Stated goal:
Restate each of the lines below word for word and drop every picture.

Data shown:
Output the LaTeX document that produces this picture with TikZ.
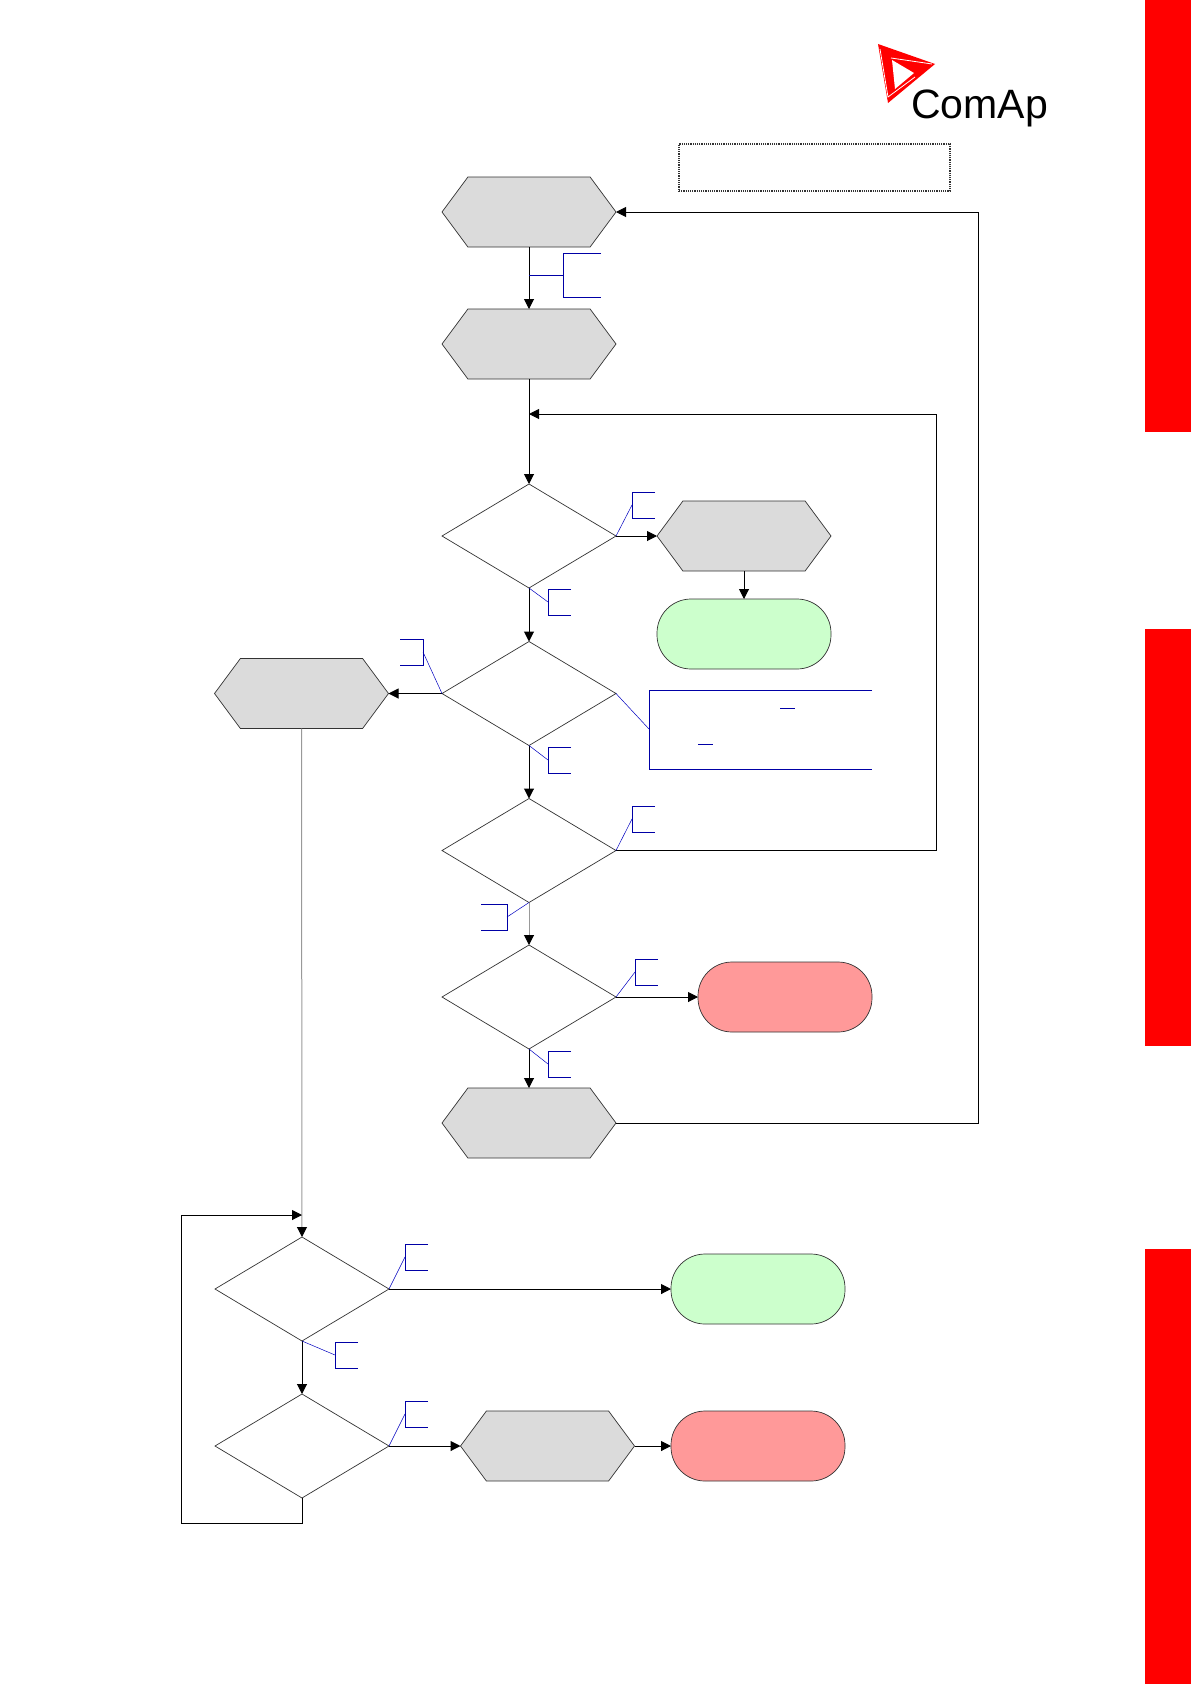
\documentclass[tikz,border=0pt]{standalone}
\usepackage{fontspec}
\newfontfamily\logofont{Liberation Sans}
\usetikzlibrary{arrows.meta,shapes.geometric,shapes.symbols}

\begin{document}
\begin{tikzpicture}[>={Triangle[length=10pt,width=10pt,color=black]},x=1pt,y=-1pt]
  \tikzset{
    flow/.style={->,line width=1pt,black},
    plain/.style={line width=1pt,black},
    fadedflow/.style={->,line width=1pt,gray!80},
    hexbox/.style={draw=black!80,fill=black!14,line width=.7pt,shape=signal,
      signal to=east and west,signal pointer angle=107,inner sep=0pt,outer sep=0pt,
      minimum width=174pt,minimum height=70pt},
    decision/.style={draw=black!80,fill=white,line width=.7pt,shape=diamond,aspect=1.67,
      inner sep=0pt,outer sep=0pt,minimum width=174pt,minimum height=104pt},
    terminal/.style={draw=black!80,line width=.7pt,rectangle,rounded corners=34pt,
      inner sep=0pt,outer sep=0pt,minimum width=174pt,minimum height=70pt},
    okbox/.style={terminal,fill=green!20},
    failbox/.style={terminal,fill=red!40},
    leader/.style={blue!75!black,line width=.5pt},
    bracket/.style={blue!65!black,line width=.8pt}
  }
  \useasboundingbox (0,0) rectangle (1191,1684);

  % side tabs
  \fill[red] (1145,0) rectangle (1191,432);
  \fill[red] (1145,629) rectangle (1191,1046);
  \fill[red] (1145,1249) rectangle (1191,1684);

  % logo
  \fill[red] (878,44) -- (935,64) -- (888,103) -- cycle;
  \fill[white] (892,60) -- (914,73) -- (895,89) -- cycle;
  \draw[white,line width=.8pt] (880,49) -- (888,97) -- (915,77);
  \draw[white,line width=.8pt] (891,58) -- (932,64);
  \node[font=\logofont\fontsize{41}{41}\selectfont,inner sep=0pt,anchor=base west] (logoText) at (911,118) {ComAp};

  \node[draw=black!80,densely dotted,line width=1.2pt,minimum width=271pt,minimum height=47pt] (noteBox) at (814.5,167.5) {};

  % main column
  \node[hexbox] (hexStart) at (529,212) {};
  \node[hexbox] (hexReady) at (529,344) {};
  \node[decision] (decFirst) at (529,536) {};
  \node[decision] (decSecond) at (529,693.5) {};
  \node[decision] (decThird) at (529,850.5) {};
  \node[decision] (decFourth) at (529,997) {};
  \node[hexbox] (hexReturn) at (529,1123) {};

  % right of the column
  \node[hexbox] (hexClose) at (744,536) {};
  \node[okbox] (okTop) at (744,634) {};
  \node[failbox] (failTop) at (785,997) {};

  % lower part
  \node[hexbox] (hexBranch) at (301.5,693.5) {};
  \node[decision] (decLower) at (302,1289) {};
  \node[decision] (decLast) at (302,1446) {};
  \node[okbox] (okLow) at (758,1289) {};
  \node[hexbox] (hexOpen) at (547.5,1446) {};
  \node[failbox] (failLow) at (758,1446) {};

  \coordinate (mergeTop) at (529,414);
  \coordinate (tapStart) at (529,275);
  \coordinate (mergeLow) at (302,1215);

  \draw[flow] (hexStart.south) -- (hexReady.north);
  \draw[flow] (hexReady.south) -- (decFirst.north);
  \draw[flow] (decFirst.south) -- (decSecond.north);
  \draw[flow] (decSecond.south) -- (decThird.north);
  \draw[fadedflow] (decThird.south) -- (decFourth.north);
  \draw[flow] (decFourth.south) -- (hexReturn.north);
  \draw[flow] (decFirst.east) -- (hexClose.west);
  \draw[flow] (hexClose.south) -- (okTop.north);
  \draw[flow] (decFourth.east) -- (failTop.west);
  \draw[flow] (decSecond.west) -- (hexBranch.east);
  \draw[fadedflow] (hexBranch.south) -- (decLower.north);
  \draw[flow] (decLower.south) -- (decLast.north);
  \draw[flow] (decLower.east) -- (okLow.west);
  \draw[flow] (decLast.east) -- (hexOpen.west);
  \draw[flow] (hexOpen.east) -- (failLow.west);

  % loops
  \draw[flow] (decThird.east) -| (936,414) -- (mergeTop);
  \draw[flow] (hexReturn.east) -| (978.5,212) -- (hexStart.east);
  \draw[flow] (decLast.south) |- (181.5,1523) -- (181.5,1215) -- (mergeLow);

  % blue marks
  \draw[bracket] (tapStart) -- (563,275);
  \draw[bracket] (601,253) -- (563,253) -- (563,297) -- (601,297);
  \foreach \from/\bx/\by/\ex in {decFirst.east/632/505/655,decFirst.south/548/602/571,
    decSecond.west/423/652/400,decSecond.south/548/760/571,decThird.east/632/819/655,
    decThird.south/507/917/481,decFourth.east/635/972/658,decFourth.south/548/1064/571,
    decLower.east/405/1257/428,decLower.south/335/1355/358,decLast.east/405/1414/428}
  {
    \draw[leader] (\from) -- (\bx,\by);
    \draw[bracket] (\ex,\by-13) -- (\bx,\by-13) -- (\bx,\by+13) -- (\ex,\by+13);
  }
  \draw[leader] (decSecond.east) -- (649,729);
  \draw[bracket] (872,690) -- (649,690) -- (649,769) -- (872,769);
  \draw[bracket] (780,708) -- (795,708);
  \draw[bracket] (698,744) -- (713,744);
\end{tikzpicture}
\end{document}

Result below:
Output the LaTeX document that produces this picture with TikZ.
\documentclass[tikz,border=0pt]{standalone}
\usepackage{fontspec}
\newfontfamily\logofont{Liberation Sans}
\usetikzlibrary{arrows.meta,shapes.geometric,shapes.symbols}

\begin{document}
\begin{tikzpicture}[>={Triangle[length=10pt,width=10pt,color=black]},x=1pt,y=-1pt]
  \tikzset{
    flow/.style={->,line width=1pt,black},
    plain/.style={line width=1pt,black},
    fadedflow/.style={->,line width=1pt,gray!80},
    hexbox/.style={draw=black!80,fill=black!14,line width=.7pt,shape=signal,
      signal to=east and west,signal pointer angle=107,inner sep=0pt,outer sep=0pt,
      minimum width=174pt,minimum height=70pt},
    decision/.style={draw=black!80,fill=white,line width=.7pt,shape=diamond,aspect=1.67,
      inner sep=0pt,outer sep=0pt,minimum width=174pt,minimum height=104pt},
    terminal/.style={draw=black!80,line width=.7pt,rectangle,rounded corners=34pt,
      inner sep=0pt,outer sep=0pt,minimum width=174pt,minimum height=70pt},
    okbox/.style={terminal,fill=green!20},
    failbox/.style={terminal,fill=red!40},
    leader/.style={blue!75!black,line width=.5pt},
    bracket/.style={blue!65!black,line width=.8pt}
  }
  \useasboundingbox (0,0) rectangle (1191,1684);

  % side tabs
  \fill[red] (1145,0) rectangle (1191,432);
  \fill[red] (1145,629) rectangle (1191,1046);
  \fill[red] (1145,1249) rectangle (1191,1684);

  % logo
  \fill[red] (878,44) -- (935,64) -- (888,103) -- cycle;
  \fill[white] (892,60) -- (914,73) -- (895,89) -- cycle;
  \draw[white,line width=.8pt] (880,49) -- (888,97) -- (915,77);
  \draw[white,line width=.8pt] (891,58) -- (932,64);
  \node[font=\logofont\fontsize{41}{41}\selectfont,inner sep=0pt,anchor=base west] (logoText) at (911,118) {ComAp};

  \node[draw=black!80,densely dotted,line width=1.2pt,minimum width=271pt,minimum height=47pt] (noteBox) at (814.5,167.5) {};

  % main column
  \node[hexbox] (hexStart) at (529,212) {};
  \node[hexbox] (hexReady) at (529,344) {};
  \node[decision] (decFirst) at (529,536) {};
  \node[decision] (decSecond) at (529,693.5) {};
  \node[decision] (decThird) at (529,850.5) {};
  \node[decision] (decFourth) at (529,997) {};
  \node[hexbox] (hexReturn) at (529,1123) {};

  % right of the column
  \node[hexbox] (hexClose) at (744,536) {};
  \node[okbox] (okTop) at (744,634) {};
  \node[failbox] (failTop) at (785,997) {};

  % lower part
  \node[hexbox] (hexBranch) at (301.5,693.5) {};
  \node[decision] (decLower) at (302,1289) {};
  \node[decision] (decLast) at (302,1446) {};
  \node[okbox] (okLow) at (758,1289) {};
  \node[hexbox] (hexOpen) at (547.5,1446) {};
  \node[failbox] (failLow) at (758,1446) {};

  \coordinate (mergeTop) at (529,414);
  \coordinate (tapStart) at (529,275);
  \coordinate (mergeLow) at (302,1215);

  \draw[flow] (hexStart.south) -- (hexReady.north);
  \draw[flow] (hexReady.south) -- (decFirst.north);
  \draw[flow] (decFirst.south) -- (decSecond.north);
  \draw[flow] (decSecond.south) -- (decThird.north);
  \draw[fadedflow] (decThird.south) -- (decFourth.north);
  \draw[flow] (decFourth.south) -- (hexReturn.north);
  \draw[flow] (decFirst.east) -- (hexClose.west);
  \draw[flow] (hexClose.south) -- (okTop.north);
  \draw[flow] (decFourth.east) -- (failTop.west);
  \draw[flow] (decSecond.west) -- (hexBranch.east);
  \draw[fadedflow] (hexBranch.south) -- (decLower.north);
  \draw[flow] (decLower.south) -- (decLast.north);
  \draw[flow] (decLower.east) -- (okLow.west);
  \draw[flow] (decLast.east) -- (hexOpen.west);
  \draw[flow] (hexOpen.east) -- (failLow.west);

  % loops
  \draw[flow] (decThird.east) -| (936,414) -- (mergeTop);
  \draw[flow] (hexReturn.east) -| (978.5,212) -- (hexStart.east);
  \draw[flow] (decLast.south) |- (181.5,1523) -- (181.5,1215) -- (mergeLow);

  % blue marks
  \draw[bracket] (tapStart) -- (563,275);
  \draw[bracket] (601,253) -- (563,253) -- (563,297) -- (601,297);
  \foreach \from/\bx/\by/\ex in {decFirst.east/632/505/655,decFirst.south/548/602/571,
    decSecond.west/423/652/400,decSecond.south/548/760/571,decThird.east/632/819/655,
    decThird.south/507/917/481,decFourth.east/635/972/658,decFourth.south/548/1064/571,
    decLower.east/405/1257/428,decLower.south/335/1355/358,decLast.east/405/1414/428}
  {
    \draw[leader] (\from) -- (\bx,\by);
    \draw[bracket] (\ex,\by-13) -- (\bx,\by-13) -- (\bx,\by+13) -- (\ex,\by+13);
  }
  \draw[leader] (decSecond.east) -- (649,729);
  \draw[bracket] (872,690) -- (649,690) -- (649,769) -- (872,769);
  \draw[bracket] (780,708) -- (795,708);
  \draw[bracket] (698,744) -- (713,744);
\end{tikzpicture}
\end{document}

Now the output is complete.